At the end of last semester, senior Molly DeMellier said she was looking to sell her car after graduation in December. “Chevy” the Chevy was given to her during senior year of high school after her sister refused to drive the “Purple People Eater,” as DeMellier calls it. The 2006 two-door Chevy Cobalt, she said, is getting to the end of its life.

The “Purple People Eater” or “Chevy” was well known at the Norwich, N.Y. high school where the school color was purple.

“We were the purple tornados. I owned purple pride Friday,” she said.

“I wish it was a different color, with more doors. There are no power locks or power windows,” DeMellier said. “But I definitely have a strong left arm from rolling the window down so much.”

DeMellier has had quite a few adventures with “Chevy.”

Last winter, she discovered her battery was in the trunk. After her car died, she spent two hours on a cold winter’s night with the tow truck guy. “The tow guy of course wouldn’t listen to the 21-year-old girl suggesting we check the trunk.”

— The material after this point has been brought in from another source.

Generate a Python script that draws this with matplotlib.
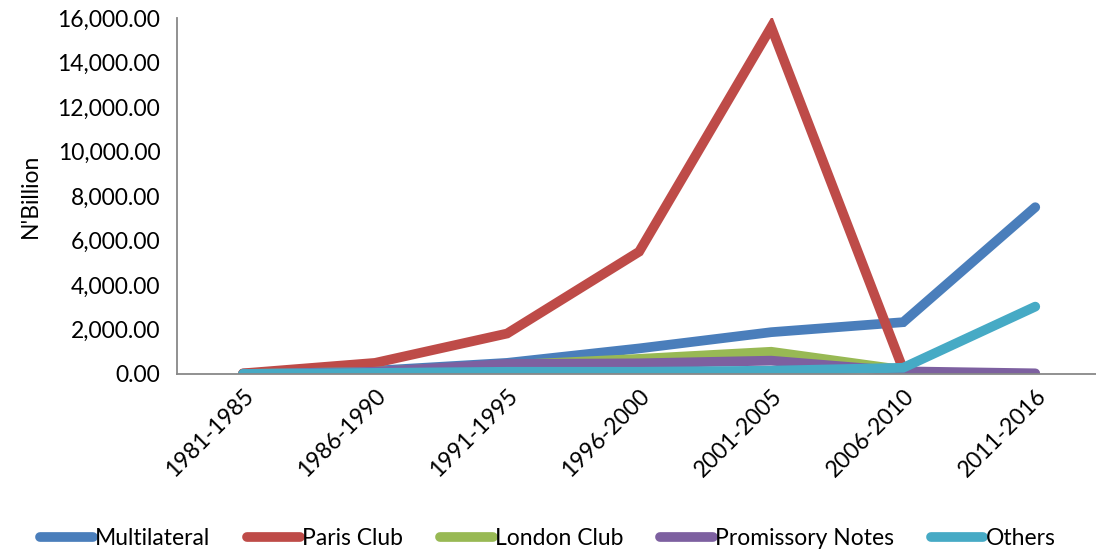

But knowing where the battery was would later come in handy. DeMellier would frequently have to retrieve the jumper pack from Public Safety and jump her car every time she wanted to drive.

“I would jump my car, then run my errands and jump it again. After digging around in my trunk and jumping my car in the Shaw’s parking lot in Fair Haven, I received a lot of strange looks,” she said with a laugh.

A strange cricket noise recently began to add to the personality of the car, DeMellier said. “I drive around with Jiminy Cricket now.”

DeMellier said she had a good run with her car, but she’s ready to see it go as she heads off to graduate school in New York to trade her license with a subway pass.

“I can’t wait,” DeMellier said. “Subways aren’t purple.”